Everything has its proper time, right? My grandmother Elizabeth, whom we called Szivecském (which in Hungarian means My Dear Heart ), spent the last years of her life not putting anything off until another day. “Another day may not come, Lucinka,” she used to say to me. On the other hand, when life got difficult, her motto was “Kitartás!” which means “Endure!”. She knew when to act and when wait and just pray, trusting that God would do His best. She ruled Time.

How do we rule Time? Procrastination. Such a buzzword today. I quite like it. It sounds a bit like a word made up of my favourite words proactivity, and creativity.
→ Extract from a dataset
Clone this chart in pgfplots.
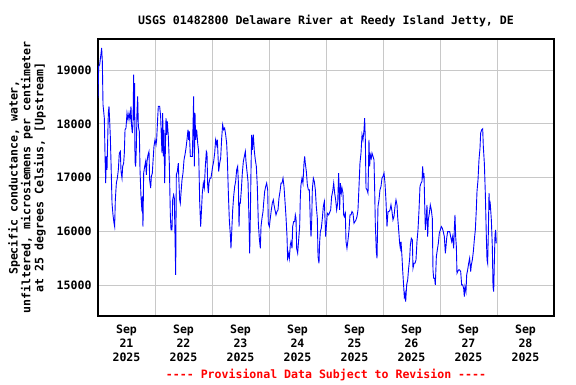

But it’s none of those. It’s just the opposite. It’s an iron ball chained to your foot, a vampire sucking your energy out. For me, it’s a bit like a ghost, something on the edge of my field of vision. It rarely comes to plain sight. I might think I’m going somewhere while I’m just walking around not being able to make up my mind…

It reminds me of The Tale of the Fisherman’s Wife. I’m like the fisherman’s wife. I seem to never have enough. I’m dissatisfied. Gratitude raises her hand in vain like an overlooked student at school. I am a slave to “hedonic adaptation”, as Petr Ludwig explains in his book “The End of Procrastination”. I am a dragon who hungers for more things, more jewels of experience. Do I want to sit on the treasures of life and live for myself? Will I endlessly read more and more books of wisdom and not apply any of the knowledge in my life and not share it with others?

Each of my dragon heads has its own priorities, interests, and hobbies. They can’t agree. The heads constantly argue about which will go first and which direction to take. They just don’t know where to go. There are so many tempting options! But what if we choose the wrong one? For we will have to give up all the other options!! Perfectionist minds despair.

Besides, we will only achieve all those tempting options when we cross that swamp of low self-confidence. What if we don’t reach the enticing possibilities in the distance? What if we drown in the swamp of self-doubt? It is safe on Procrastination Island, after all. No disappointment and no wasted effort.

But the air is poisoned on Procrastination Island. Nothing burns there. No enthusiasm, no gratitude for the talents and life’s gifts. There is darkness. And no energy. How do I get out of it?

This has bothered me for a few years now. Will I remain sitting there? Will I keep frantically walking hither and yon, exerting a lot of activity in many directions but getting nowhere and creating little?